**RAW DATA:**
>>>

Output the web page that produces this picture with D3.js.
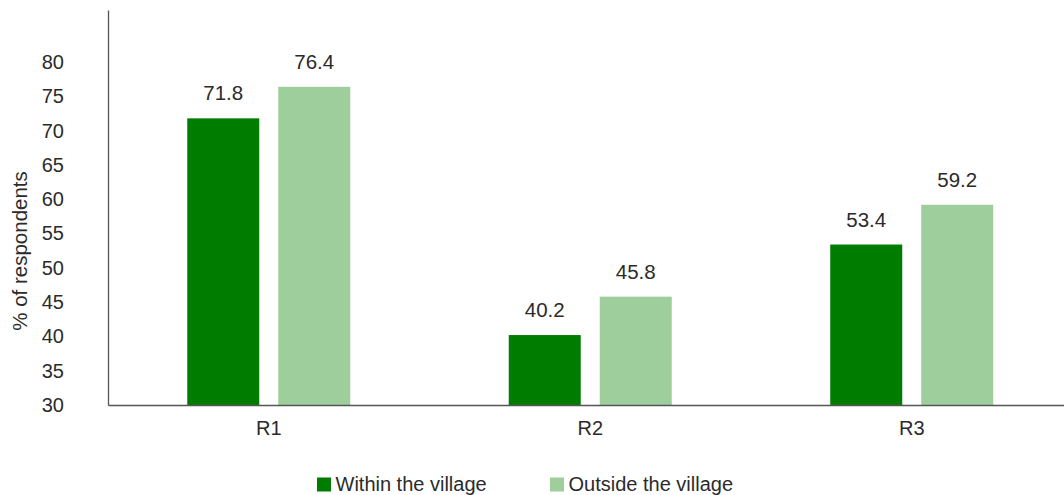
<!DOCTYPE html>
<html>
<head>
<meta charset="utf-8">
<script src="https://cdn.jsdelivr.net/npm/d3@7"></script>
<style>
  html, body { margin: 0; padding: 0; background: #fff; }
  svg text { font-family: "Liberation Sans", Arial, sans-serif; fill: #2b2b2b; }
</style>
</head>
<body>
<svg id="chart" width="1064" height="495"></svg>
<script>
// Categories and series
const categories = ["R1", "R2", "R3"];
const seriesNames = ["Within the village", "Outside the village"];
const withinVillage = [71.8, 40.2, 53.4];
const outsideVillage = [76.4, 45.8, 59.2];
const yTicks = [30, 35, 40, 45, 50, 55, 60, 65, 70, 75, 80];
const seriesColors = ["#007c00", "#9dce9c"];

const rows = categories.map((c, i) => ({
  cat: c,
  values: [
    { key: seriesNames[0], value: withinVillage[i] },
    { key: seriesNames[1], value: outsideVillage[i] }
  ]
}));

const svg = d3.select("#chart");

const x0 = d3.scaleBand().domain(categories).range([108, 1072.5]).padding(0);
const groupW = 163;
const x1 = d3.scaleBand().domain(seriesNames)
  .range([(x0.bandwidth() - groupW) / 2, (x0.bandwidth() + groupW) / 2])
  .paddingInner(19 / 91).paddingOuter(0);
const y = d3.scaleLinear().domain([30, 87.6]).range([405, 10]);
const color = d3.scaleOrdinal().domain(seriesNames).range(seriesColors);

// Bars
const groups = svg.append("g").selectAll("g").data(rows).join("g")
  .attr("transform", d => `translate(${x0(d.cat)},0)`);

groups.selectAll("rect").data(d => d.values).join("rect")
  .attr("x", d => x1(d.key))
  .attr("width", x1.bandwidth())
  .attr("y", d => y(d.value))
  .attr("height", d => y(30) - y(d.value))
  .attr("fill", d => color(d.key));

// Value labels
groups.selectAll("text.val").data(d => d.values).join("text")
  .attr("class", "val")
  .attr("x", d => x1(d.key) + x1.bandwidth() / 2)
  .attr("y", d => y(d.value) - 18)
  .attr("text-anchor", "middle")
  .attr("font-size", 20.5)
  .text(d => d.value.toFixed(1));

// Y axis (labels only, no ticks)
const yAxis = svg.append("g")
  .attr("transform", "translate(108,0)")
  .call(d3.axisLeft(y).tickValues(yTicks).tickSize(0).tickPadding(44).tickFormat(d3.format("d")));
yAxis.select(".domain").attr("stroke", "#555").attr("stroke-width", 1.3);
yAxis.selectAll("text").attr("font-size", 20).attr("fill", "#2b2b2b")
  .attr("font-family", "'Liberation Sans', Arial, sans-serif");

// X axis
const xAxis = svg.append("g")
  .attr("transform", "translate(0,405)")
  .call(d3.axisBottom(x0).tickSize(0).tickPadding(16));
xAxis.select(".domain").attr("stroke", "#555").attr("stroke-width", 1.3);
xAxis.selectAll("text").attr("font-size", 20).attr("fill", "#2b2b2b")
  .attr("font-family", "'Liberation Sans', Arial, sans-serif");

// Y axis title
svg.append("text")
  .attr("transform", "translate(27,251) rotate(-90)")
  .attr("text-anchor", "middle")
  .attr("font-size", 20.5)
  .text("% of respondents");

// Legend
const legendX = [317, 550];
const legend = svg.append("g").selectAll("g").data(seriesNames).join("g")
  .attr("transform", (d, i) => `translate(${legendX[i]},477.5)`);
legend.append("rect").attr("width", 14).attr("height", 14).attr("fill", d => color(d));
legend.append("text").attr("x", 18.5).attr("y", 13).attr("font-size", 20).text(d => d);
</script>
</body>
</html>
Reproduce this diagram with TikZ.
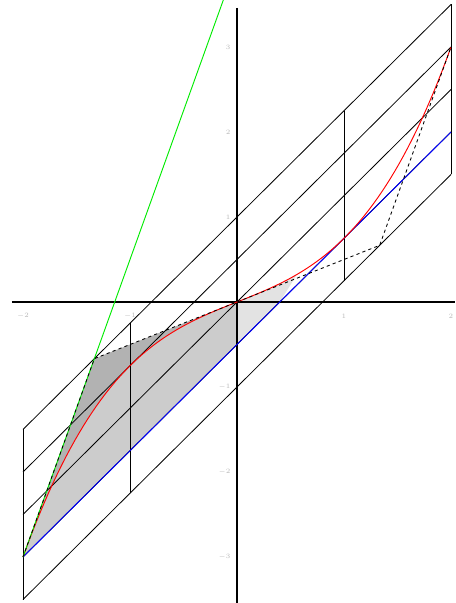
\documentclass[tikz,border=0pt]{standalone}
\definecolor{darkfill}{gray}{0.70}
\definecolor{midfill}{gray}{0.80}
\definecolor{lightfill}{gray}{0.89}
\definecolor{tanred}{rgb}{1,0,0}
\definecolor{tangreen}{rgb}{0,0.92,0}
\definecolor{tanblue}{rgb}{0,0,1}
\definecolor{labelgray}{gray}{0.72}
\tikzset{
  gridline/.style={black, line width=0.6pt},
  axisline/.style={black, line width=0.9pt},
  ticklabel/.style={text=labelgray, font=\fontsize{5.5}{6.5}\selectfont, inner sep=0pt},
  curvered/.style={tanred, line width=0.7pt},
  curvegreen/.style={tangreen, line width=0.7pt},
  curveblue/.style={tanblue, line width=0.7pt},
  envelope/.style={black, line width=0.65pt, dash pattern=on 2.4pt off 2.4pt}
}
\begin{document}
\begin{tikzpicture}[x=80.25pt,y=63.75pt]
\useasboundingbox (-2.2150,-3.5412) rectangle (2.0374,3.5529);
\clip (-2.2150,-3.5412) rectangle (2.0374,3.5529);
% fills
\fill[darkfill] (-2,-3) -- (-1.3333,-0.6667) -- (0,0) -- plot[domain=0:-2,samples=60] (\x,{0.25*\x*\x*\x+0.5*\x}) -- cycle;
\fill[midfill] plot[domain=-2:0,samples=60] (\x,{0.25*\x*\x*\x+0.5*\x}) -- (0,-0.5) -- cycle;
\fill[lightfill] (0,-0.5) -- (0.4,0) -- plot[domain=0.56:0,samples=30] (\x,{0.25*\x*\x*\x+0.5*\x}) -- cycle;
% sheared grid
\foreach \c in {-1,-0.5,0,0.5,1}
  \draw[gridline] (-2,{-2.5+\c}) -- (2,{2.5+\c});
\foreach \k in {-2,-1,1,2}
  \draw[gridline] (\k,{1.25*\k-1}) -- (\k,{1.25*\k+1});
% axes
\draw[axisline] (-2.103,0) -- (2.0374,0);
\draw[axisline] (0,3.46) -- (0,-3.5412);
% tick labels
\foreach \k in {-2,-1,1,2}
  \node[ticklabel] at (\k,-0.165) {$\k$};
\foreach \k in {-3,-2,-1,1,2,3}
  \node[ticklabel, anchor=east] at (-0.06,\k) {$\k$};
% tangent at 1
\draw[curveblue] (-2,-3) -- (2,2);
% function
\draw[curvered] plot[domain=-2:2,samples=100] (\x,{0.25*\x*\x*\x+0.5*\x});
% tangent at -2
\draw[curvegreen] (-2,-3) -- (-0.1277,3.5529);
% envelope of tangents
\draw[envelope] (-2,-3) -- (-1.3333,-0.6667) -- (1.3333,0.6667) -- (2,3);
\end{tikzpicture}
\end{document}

<<<

**GIVEN TASK:**
Copy every line of the data exactly as written, excluding the pictures.

**REPLY:**
Output the web page that produces this picture with D3.js.
<!DOCTYPE html>
<html>
<head>
<meta charset="utf-8">
<script src="https://cdn.jsdelivr.net/npm/d3@7"></script>
<style>
  html, body { margin: 0; padding: 0; background: #fff; }
  svg text { font-family: "Liberation Sans", Arial, sans-serif; fill: #2b2b2b; }
</style>
</head>
<body>
<svg id="chart" width="1064" height="495"></svg>
<script>
// Categories and series
const categories = ["R1", "R2", "R3"];
const seriesNames = ["Within the village", "Outside the village"];
const withinVillage = [71.8, 40.2, 53.4];
const outsideVillage = [76.4, 45.8, 59.2];
const yTicks = [30, 35, 40, 45, 50, 55, 60, 65, 70, 75, 80];
const seriesColors = ["#007c00", "#9dce9c"];

const rows = categories.map((c, i) => ({
  cat: c,
  values: [
    { key: seriesNames[0], value: withinVillage[i] },
    { key: seriesNames[1], value: outsideVillage[i] }
  ]
}));

const svg = d3.select("#chart");

const x0 = d3.scaleBand().domain(categories).range([108, 1072.5]).padding(0);
const groupW = 163;
const x1 = d3.scaleBand().domain(seriesNames)
  .range([(x0.bandwidth() - groupW) / 2, (x0.bandwidth() + groupW) / 2])
  .paddingInner(19 / 91).paddingOuter(0);
const y = d3.scaleLinear().domain([30, 87.6]).range([405, 10]);
const color = d3.scaleOrdinal().domain(seriesNames).range(seriesColors);

// Bars
const groups = svg.append("g").selectAll("g").data(rows).join("g")
  .attr("transform", d => `translate(${x0(d.cat)},0)`);

groups.selectAll("rect").data(d => d.values).join("rect")
  .attr("x", d => x1(d.key))
  .attr("width", x1.bandwidth())
  .attr("y", d => y(d.value))
  .attr("height", d => y(30) - y(d.value))
  .attr("fill", d => color(d.key));

// Value labels
groups.selectAll("text.val").data(d => d.values).join("text")
  .attr("class", "val")
  .attr("x", d => x1(d.key) + x1.bandwidth() / 2)
  .attr("y", d => y(d.value) - 18)
  .attr("text-anchor", "middle")
  .attr("font-size", 20.5)
  .text(d => d.value.toFixed(1));

// Y axis (labels only, no ticks)
const yAxis = svg.append("g")
  .attr("transform", "translate(108,0)")
  .call(d3.axisLeft(y).tickValues(yTicks).tickSize(0).tickPadding(44).tickFormat(d3.format("d")));
yAxis.select(".domain").attr("stroke", "#555").attr("stroke-width", 1.3);
yAxis.selectAll("text").attr("font-size", 20).attr("fill", "#2b2b2b")
  .attr("font-family", "'Liberation Sans', Arial, sans-serif");

// X axis
const xAxis = svg.append("g")
  .attr("transform", "translate(0,405)")
  .call(d3.axisBottom(x0).tickSize(0).tickPadding(16));
xAxis.select(".domain").attr("stroke", "#555").attr("stroke-width", 1.3);
xAxis.selectAll("text").attr("font-size", 20).attr("fill", "#2b2b2b")
  .attr("font-family", "'Liberation Sans', Arial, sans-serif");

// Y axis title
svg.append("text")
  .attr("transform", "translate(27,251) rotate(-90)")
  .attr("text-anchor", "middle")
  .attr("font-size", 20.5)
  .text("% of respondents");

// Legend
const legendX = [317, 550];
const legend = svg.append("g").selectAll("g").data(seriesNames).join("g")
  .attr("transform", (d, i) => `translate(${legendX[i]},477.5)`);
legend.append("rect").attr("width", 14).attr("height", 14).attr("fill", d => color(d));
legend.append("text").attr("x", 18.5).attr("y", 13).attr("font-size", 20).text(d => d);
</script>
</body>
</html>
Reproduce this diagram with TikZ.
\documentclass[tikz,border=0pt]{standalone}
\definecolor{darkfill}{gray}{0.70}
\definecolor{midfill}{gray}{0.80}
\definecolor{lightfill}{gray}{0.89}
\definecolor{tanred}{rgb}{1,0,0}
\definecolor{tangreen}{rgb}{0,0.92,0}
\definecolor{tanblue}{rgb}{0,0,1}
\definecolor{labelgray}{gray}{0.72}
\tikzset{
  gridline/.style={black, line width=0.6pt},
  axisline/.style={black, line width=0.9pt},
  ticklabel/.style={text=labelgray, font=\fontsize{5.5}{6.5}\selectfont, inner sep=0pt},
  curvered/.style={tanred, line width=0.7pt},
  curvegreen/.style={tangreen, line width=0.7pt},
  curveblue/.style={tanblue, line width=0.7pt},
  envelope/.style={black, line width=0.65pt, dash pattern=on 2.4pt off 2.4pt}
}
\begin{document}
\begin{tikzpicture}[x=80.25pt,y=63.75pt]
\useasboundingbox (-2.2150,-3.5412) rectangle (2.0374,3.5529);
\clip (-2.2150,-3.5412) rectangle (2.0374,3.5529);
% fills
\fill[darkfill] (-2,-3) -- (-1.3333,-0.6667) -- (0,0) -- plot[domain=0:-2,samples=60] (\x,{0.25*\x*\x*\x+0.5*\x}) -- cycle;
\fill[midfill] plot[domain=-2:0,samples=60] (\x,{0.25*\x*\x*\x+0.5*\x}) -- (0,-0.5) -- cycle;
\fill[lightfill] (0,-0.5) -- (0.4,0) -- plot[domain=0.56:0,samples=30] (\x,{0.25*\x*\x*\x+0.5*\x}) -- cycle;
% sheared grid
\foreach \c in {-1,-0.5,0,0.5,1}
  \draw[gridline] (-2,{-2.5+\c}) -- (2,{2.5+\c});
\foreach \k in {-2,-1,1,2}
  \draw[gridline] (\k,{1.25*\k-1}) -- (\k,{1.25*\k+1});
% axes
\draw[axisline] (-2.103,0) -- (2.0374,0);
\draw[axisline] (0,3.46) -- (0,-3.5412);
% tick labels
\foreach \k in {-2,-1,1,2}
  \node[ticklabel] at (\k,-0.165) {$\k$};
\foreach \k in {-3,-2,-1,1,2,3}
  \node[ticklabel, anchor=east] at (-0.06,\k) {$\k$};
% tangent at 1
\draw[curveblue] (-2,-3) -- (2,2);
% function
\draw[curvered] plot[domain=-2:2,samples=100] (\x,{0.25*\x*\x*\x+0.5*\x});
% tangent at -2
\draw[curvegreen] (-2,-3) -- (-0.1277,3.5529);
% envelope of tangents
\draw[envelope] (-2,-3) -- (-1.3333,-0.6667) -- (1.3333,0.6667) -- (2,3);
\end{tikzpicture}
\end{document}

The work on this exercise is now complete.